Quando si può dichiarare fallimento

Quando si può dichiarare fallimento

Quando un’azienda può procedere alla dichiarazione di fallimento? Quale procedimento è necessario seguire perché una ditta o una Srl avvii una procedura fallimentare tramite istanza? Affinché un’azienda possa avviare la procedura fallimentare occorre che siano presenti alcuni presupposti imprescindibili. L’Art. 1 della Legge fallimentare parla chiaro e definisce le condizioni in cui possa aver luogo il fallimento. Una delle prime condizioni riguarda proprio la tipologia di azienda. Difatti, possono dichiarare fallimento soltanto le imprese private, individuali o societarie, che esercitano un’attività commerciale. Alla dichiarazione di fallimento seguono delle conseguenze per i dipendenti e per i creditori, oltre che per l’azienda, che è bene conoscere.

Cos’è e chi può chiedere il fallimento di un’azienda

Il fallimento è un istituto disciplinato dal Regio Decreto n. 267 del 1942. Esso descrive una procedura liquidatoria con dei presupposti soggettivi ed oggettivi ben definiti. Essa prende avvio in seguito ad una sentenza del tribunale in ragione della quale si dichiara fallita l’impresa. Questo si traduce nella dichiarazione di impossibilità di pagare i debiti con i creditori che l’azienda ha contratto. Attraverso il fallimento, è possibile fare in modo che l’azienda assolva al debito con i creditori attraverso la liquidazione, ossia la vendita dei beni personali e aziendali. Tra i soggetti legittimati a richiedere il fallimento troviamo:

  • L’imprenditore insolvente, ossia il debitore;
  • I creditori, ossia tutti coloro che dimostrano di avere un credito insoluto da parte del debitore;
  • Il Pubblico Ministero nel caso in cui l’impresa che dichiara fallimento sia coinvolta in un procedimento penale.

Come detto sin dall’inizio, perché si possa dichiarare un fallimento è necessario che siano presenti alcuni requisiti quali:

  • Il presupposto soggettivo: possono dichiarare fallimento solo le imprese private che esercitano una attività commerciale. Tra queste non rientrano le imprese non commerciali, le piccole imprese come ad esempio quelle agricole, né gli enti pubblici.
  • Il presupposto oggettivo: riguarda nei fatti lo stato di insolvenza.

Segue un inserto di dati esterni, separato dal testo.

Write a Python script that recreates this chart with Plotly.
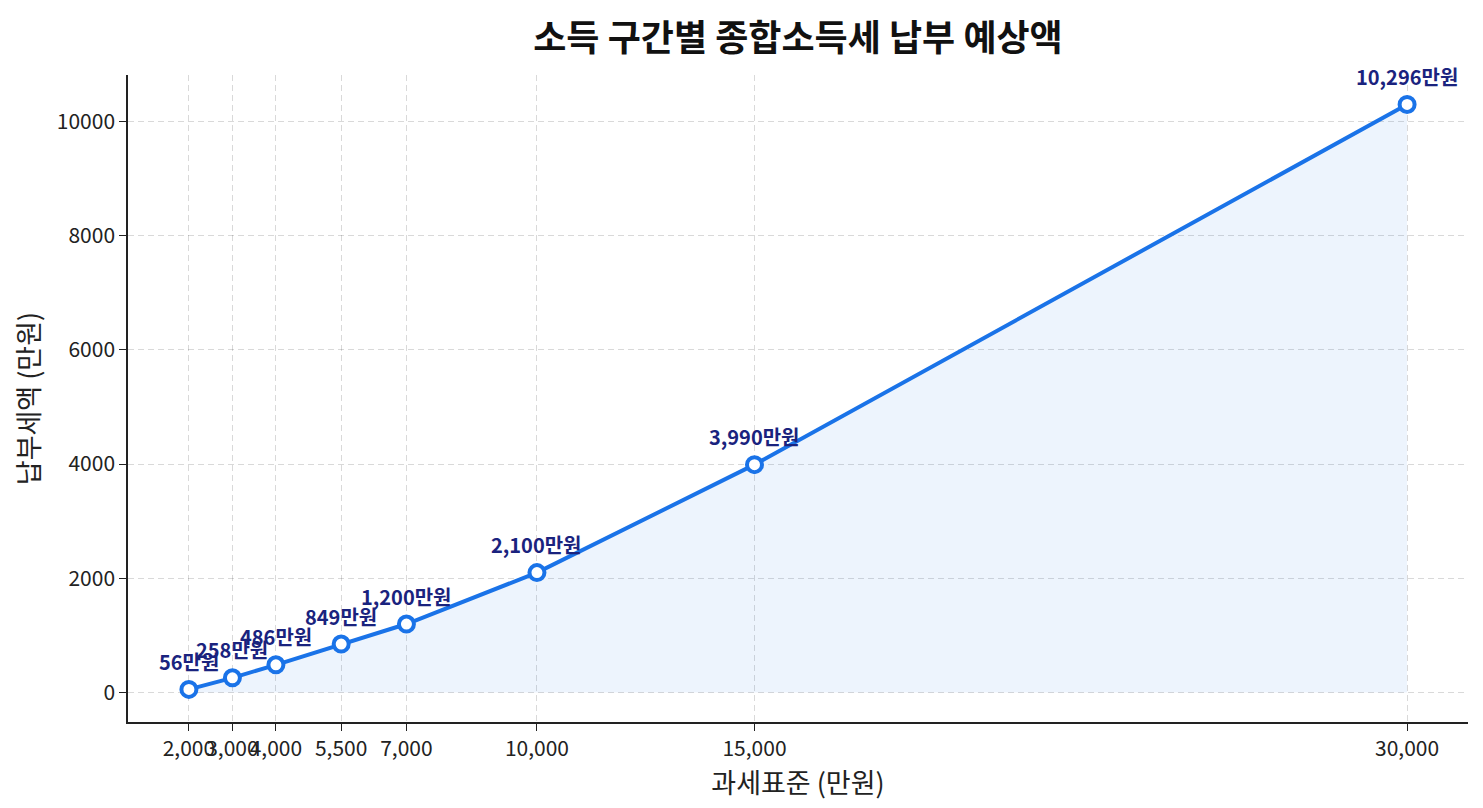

Col presupposto oggettivo si dimostra che l’imprenditore è impossibilitato ad onorare i pagamenti dovuti ai propri creditori.
  • Limiti dimensionali: tra questi rientrano l’attivo patrimoniale, i ricavi lordi e l’ammontare dei debiti. Questi tre criteri devono essere soddisfatti per alcuni particolari indici se si intende dichiarare il fallimento.

Le fasi della procedura e le prossime modifiche alla legge

La procedura di fallimento avviene secondo le seguenti fasi:

  • un giudice avvia l’iter procedurale dietro richiesta degli interessati;
  • si accertano le cause dello scioglimento della società;
  • i soci fissano una liquidazione volontaria;
  • si procede ad estinguere il passivo e a realizzare l’attivo;
  • si cancella l’impresa dal registro delle imprese.

È possibile che nel breve volger di tempo alcuni aspetti della riforma sul fallimento vengano ulteriormente modificati in ragione dei nuovi provvedimenti. Il 14 febbraio 2019, in Gazzetta Ufficiale, è stato presentato il d.lgs. 14/2019, contenente una riforma sulla legge fallimentare del 1942. La riforma entrerà in vigore a partire dal prossimo 14 agosto 2020. Gli aspetti più salienti delle modifiche riguarderanno. L’abolizione del termine “fallimento” con l’uso dell’espressione “liquidazione giudiziale”. L’introduzione di una fase di allerta e prevenzione della liquidazione giudiziale. Il rafforzamento del concordato preventivo in continuità a discapito del concordato liquidatorio. In ultima istanza, verranno apportate delle modifiche al diritto societario.